8. THE INTELLIGENT HOMOSEXUAL'S GUIDE TO CAPITALISM & SOCIALISM WITH A KEY TO THE SCRIPTURES, Public Theater, 425 Lafayette St., previews March 22, opens May 5. Tony Kushner's first big play since "Angels in America," is a co-production as part of the Signature Theatre's all-Kushner season. Directed by Michael Greif, who also staged the current "Angels" revival, the hotly anticipated new work involves a retired Brooklyn longshoreman's shocking family revelations. Stephen Spinella, Prior Walter in the original "Angels," is part of the fascinating cast.


9. CARL'S SISTER, Manhattan Theatre Club, 131 W. 55th St., in previews May 10, opening to be announced. Alfred Uhry, whose "Driving Miss Daisy" is in splendid form on Broadway with Vanessa Redgrave and James Earl Jones, explores another thorny relationship in this adaptation of "Apples and Oranges," a memoir by Marie Brenner. Lynne Meadow, MTC founder and director, stages the drama about a New York liberal journalist who tries to help her dying brother, a conservative apple grower in Washington state, who wants no part of her.

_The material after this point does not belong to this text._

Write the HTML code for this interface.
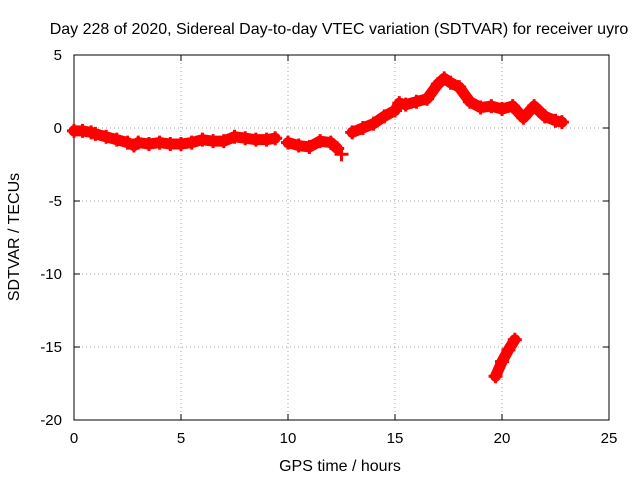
<!DOCTYPE html>
<html><head><meta charset="utf-8"><style>
body{margin:0;background:#fff;}
svg text{font-family:"Liberation Sans",sans-serif;font-size:16px;fill:#000;}
svg text.tick{font-size:15px;}
</style></head><body>
<svg id="chart" width="640" height="480" viewBox="0 0 640 480">
<rect width="640" height="480" fill="#fff"/>
<text x="339" y="34" text-anchor="middle">Day 228 of 2020, Sidereal Day-to-day VTEC variation (SDTVAR) for receiver uyro</text>
<g id="grid"></g>
<g id="axes"></g>
<g id="series"></g>
<text x="340" y="471" text-anchor="middle">GPS time / hours</text>
<text transform="translate(19,237) rotate(-90)" text-anchor="middle">SDTVAR / TECUs</text>
</svg>
<script>
const xTicks=[0,5,10,15,20,25];
const yTicks=[5,0,-5,-10,-15,-20];
const seg1Time=[0,0.4,0.8,1,1.5,2,2.5,2.8,3,3.5,4,4.5,5,5.5,6,6.5,7,7.5,8,8.5,9,9.4];
const seg1Val=[-0.2,-0.2,-0.3,-0.4,-0.6,-0.8,-1.0,-1.2,-1.0,-1.1,-1.0,-1.1,-1.1,-1.0,-0.8,-0.9,-0.9,-0.6,-0.7,-0.8,-0.8,-0.7];
const seg2Time=[10,10.5,11,11.5,12,12.3];
const seg2Val=[-1.0,-1.2,-1.3,-0.9,-1.0,-1.4];
const seg3Time=[12.5];
const seg3Val=[-1.8];
const seg4Time=[13,13.5,14,14.5,15,15.2,15.5,16,16.5,17,17.3,17.6,18,18.5,19,19.5,20,20.5,21,21.5,22,22.5,22.8];
const seg4Val=[-0.3,0.0,0.3,0.8,1.2,1.7,1.6,1.8,2.0,3.0,3.4,3.1,2.8,1.8,1.4,1.5,1.3,1.5,0.7,1.5,0.8,0.5,0.4];
const seg5Time=[19.7,20.0,20.3,20.6];
const seg5Val=[-17,-16,-15.2,-14.5];
const X0=74,X1=609,Y0=420,Y1=55;
const xs=t=>X0+(t-0)/(25-0)*(X1-X0);
const ys=v=>Y0-(v+20)/25*(Y0-Y1);
const NS='http://www.w3.org/2000/svg';
function mk(tag,at,parent){const e=document.createElementNS(NS,tag);for(const k in at)e.setAttribute(k,at[k]);parent.appendChild(e);return e;}
const grid=document.getElementById('grid'),axes=document.getElementById('axes'),ser=document.getElementById('series');
xTicks.forEach(t=>{const x=xs(t);
 if(t>0&&t<25){const l=mk('line',{x1:x,x2:x,y1:Y1,y2:Y0,stroke:'#a0a0a0','stroke-dasharray':'1,3'},grid);
 
 }
 mk('line',{x1:x,x2:x,y1:Y0,y2:Y0-6,stroke:'#000'},axes);mk('line',{x1:x,x2:x,y1:Y1,y2:Y1+6,stroke:'#000'},axes);
 const tx=mk('text',{x:x,y:Y0+23,'text-anchor':'middle','class':'tick'},axes);tx.textContent=t;
 
 });
yTicks.forEach(v=>{const y=ys(v);
 if(v>-20&&v<5){const l=mk('line',{x1:X0,x2:X1,y1:y,y2:y,stroke:'#a0a0a0','stroke-dasharray':'1,3'},grid);
 
 }
 mk('line',{x1:X0,x2:X0+6,y1:y,y2:y,stroke:'#000'},axes);mk('line',{x1:X1,x2:X1-6,y1:y,y2:y,stroke:'#000'},axes);
 const tx=mk('text',{x:X0-12,y:y+5,'text-anchor':'end','class':'tick'},axes);tx.textContent=v;
 
 });
mk('rect',{x:X0,y:Y1,width:X1-X0,height:Y0-Y1,fill:'none',stroke:'#000'},axes);
[[seg1Time,seg1Val],[seg2Time,seg2Val],[seg3Time,seg3Val],[seg4Time,seg4Val],[seg5Time,seg5Val]].forEach(([T,V],si)=>{
 const pts=T.map((t,i)=>xs(t)+','+ys(V[i])).join(' ');
 if(T.length>1){const p=mk('polyline',{points:pts,fill:'none',stroke:'#f00','stroke-width':11,'stroke-linejoin':'round','stroke-linecap':'round'},ser);
 
 }
 T.forEach((t,i)=>{const x=xs(t),y=ys(V[i]);
  const m=mk('path',{d:`M${x-7},${y}H${x+7}M${x},${y-7}V${y+7}`,stroke:'#f00','stroke-width':3},ser);
  
  });
});
</script>
</body></html>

10. BY THE WAY, MEET VERA STARK, Second Stage Theatre, 307 W. 43rd St., April date to be announced. Lynn Nottage, whose devastating 2009 Pulitzer Prize-winning "Ruined" dealt with sexual atrocities in the Congo, carries us someplace completely different in this drama about 70 years in the lives of a headstrong African-American maid with acting ambitions and an aging white Hollywood star. Both women land roles in the same Southern epic, with historic repercussions.